The white-tipped sicklebill's most prominent feature is its strongly decurved bill that arcs through a quarter circle; the maxilla is jello and the mandible yellow. The species is about 11.5 to 13.5 cm long and weighs about 8.6 to 14.5 g. The sexes are alike in plumage. Adults' upperparts are green, their throat and chest blackish, and the rest of the underparts striped green and white. The tail is mostly green, with the outer pair of feathers more dusky with white tips. Juveniles appear scaly.

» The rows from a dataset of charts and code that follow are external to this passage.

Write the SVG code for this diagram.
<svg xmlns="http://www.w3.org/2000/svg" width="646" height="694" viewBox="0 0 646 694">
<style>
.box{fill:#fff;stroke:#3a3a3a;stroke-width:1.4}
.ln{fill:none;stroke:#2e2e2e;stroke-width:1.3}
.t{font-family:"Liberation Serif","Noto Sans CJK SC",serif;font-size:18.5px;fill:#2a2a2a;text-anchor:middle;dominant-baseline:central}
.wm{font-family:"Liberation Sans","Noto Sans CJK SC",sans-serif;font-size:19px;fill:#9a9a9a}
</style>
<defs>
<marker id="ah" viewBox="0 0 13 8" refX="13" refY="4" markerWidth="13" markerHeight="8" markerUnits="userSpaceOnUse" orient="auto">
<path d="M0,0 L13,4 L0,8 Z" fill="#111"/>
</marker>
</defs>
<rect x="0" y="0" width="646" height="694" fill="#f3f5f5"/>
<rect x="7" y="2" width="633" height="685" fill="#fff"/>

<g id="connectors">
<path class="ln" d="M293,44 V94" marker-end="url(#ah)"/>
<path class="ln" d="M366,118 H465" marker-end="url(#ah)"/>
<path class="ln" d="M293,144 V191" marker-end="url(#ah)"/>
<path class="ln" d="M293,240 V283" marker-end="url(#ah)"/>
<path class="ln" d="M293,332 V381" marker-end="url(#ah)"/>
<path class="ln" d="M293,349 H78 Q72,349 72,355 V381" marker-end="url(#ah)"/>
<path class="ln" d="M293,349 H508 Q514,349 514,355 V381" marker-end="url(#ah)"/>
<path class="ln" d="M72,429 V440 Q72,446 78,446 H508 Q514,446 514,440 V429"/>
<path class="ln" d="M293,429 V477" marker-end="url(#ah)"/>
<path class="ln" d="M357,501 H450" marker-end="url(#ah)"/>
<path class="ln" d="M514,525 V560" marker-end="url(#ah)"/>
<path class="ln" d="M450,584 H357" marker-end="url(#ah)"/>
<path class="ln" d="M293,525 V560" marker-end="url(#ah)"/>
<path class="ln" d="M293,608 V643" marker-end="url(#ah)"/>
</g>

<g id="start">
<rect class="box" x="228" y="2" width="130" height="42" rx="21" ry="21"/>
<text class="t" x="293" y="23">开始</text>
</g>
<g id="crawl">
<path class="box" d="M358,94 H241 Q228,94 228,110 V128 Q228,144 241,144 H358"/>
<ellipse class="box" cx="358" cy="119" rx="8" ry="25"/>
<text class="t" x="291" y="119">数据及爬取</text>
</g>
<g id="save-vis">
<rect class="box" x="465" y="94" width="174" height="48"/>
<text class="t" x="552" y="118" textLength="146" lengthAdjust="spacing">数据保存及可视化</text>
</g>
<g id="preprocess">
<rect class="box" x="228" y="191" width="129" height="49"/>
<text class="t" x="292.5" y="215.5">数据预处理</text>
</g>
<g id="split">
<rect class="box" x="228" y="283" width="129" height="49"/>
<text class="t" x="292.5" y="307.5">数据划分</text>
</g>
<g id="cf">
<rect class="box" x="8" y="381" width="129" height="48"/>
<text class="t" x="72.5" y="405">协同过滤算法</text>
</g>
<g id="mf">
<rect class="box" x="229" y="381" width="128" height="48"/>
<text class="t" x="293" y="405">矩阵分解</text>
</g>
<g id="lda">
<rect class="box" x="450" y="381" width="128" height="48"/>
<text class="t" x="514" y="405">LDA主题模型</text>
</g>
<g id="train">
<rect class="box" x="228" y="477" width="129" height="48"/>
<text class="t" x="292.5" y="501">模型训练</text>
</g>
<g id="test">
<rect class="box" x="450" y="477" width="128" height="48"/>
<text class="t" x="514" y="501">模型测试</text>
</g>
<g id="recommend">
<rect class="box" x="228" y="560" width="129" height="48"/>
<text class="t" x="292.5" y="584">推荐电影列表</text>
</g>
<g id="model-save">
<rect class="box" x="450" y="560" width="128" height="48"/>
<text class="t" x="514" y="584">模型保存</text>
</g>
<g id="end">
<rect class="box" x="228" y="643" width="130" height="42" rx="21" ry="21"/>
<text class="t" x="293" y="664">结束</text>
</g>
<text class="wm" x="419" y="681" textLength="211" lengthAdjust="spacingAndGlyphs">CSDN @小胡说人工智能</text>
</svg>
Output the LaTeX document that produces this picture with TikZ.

==Distribution and habitat==

The northernmost subspecies of white-tipped sicklebill, E. a. salvini, is found in Costa Rica, Panama, and western Colombia. E. a. heterurus is found from Colombia's Cauca Department south through western Ecuador, and there is also at least one record in Mérida of western Venezuela. The nominate E. a. aquila is found from eastern Colombia south through eastern Ecuador into northern Peru. The species inhabits the understory of montane evergreen forest. In Costa Rica, it ranges between 300 and 700 m of elevation on the Caribbean side and 1000 and 1200 m on the Pacific side. In western Colombia, it is found from sea level to 1400 m and in the Magdalena River valley between 1600 and 2100 m. In Peru, it is found between 750 and 2000 m.

==Behavior==
===Feeding===

The white-tipped sicklebill primarily feeds on nectar. Its curved bill is an adaption to the shape of flowers, especially those of genera Centropogon and Heliconia, and it typically clings to the flower as it feeds. It is a "trap-line" feeder, visiting a circuit of flowering plants and not defending any particular area. Sicklebills also feed on insects by gleaning them from spiderwebs or trunks and branches.

===Breeding===

Male white-tipped sicklebills display for females in leks with a U-shaped flight; they are polygynous. The species' breeding seasons vary across its range and it appears to often breed twice per year. The female builds a cup nest that hangs from the underside of Heliconia or larger leaves, and sometimes from human structures such as bridges and the ceilings of buildings. The nest is woven from rootlets, hair, fungal rhizomes, and plant fibers bound with spider web. The clutch size is two eggs.

===Vocalization===

The white-tipped sicklebill's song is "a complex series of thin, whiny squeaks followed by some strident, high, tseep notes." There appears to be some geographic variation in it. One description of its call is "high, thin, sharp piercing tsitting notes".

==Status==

The IUCN has assessed the white-tipped sicklebill as being of Least Concern, though its population has not been quantified and its trend is not known. It is "a forest-dwelling species that depends on flowers for nectar, and so could be threatened by forest fragmentation."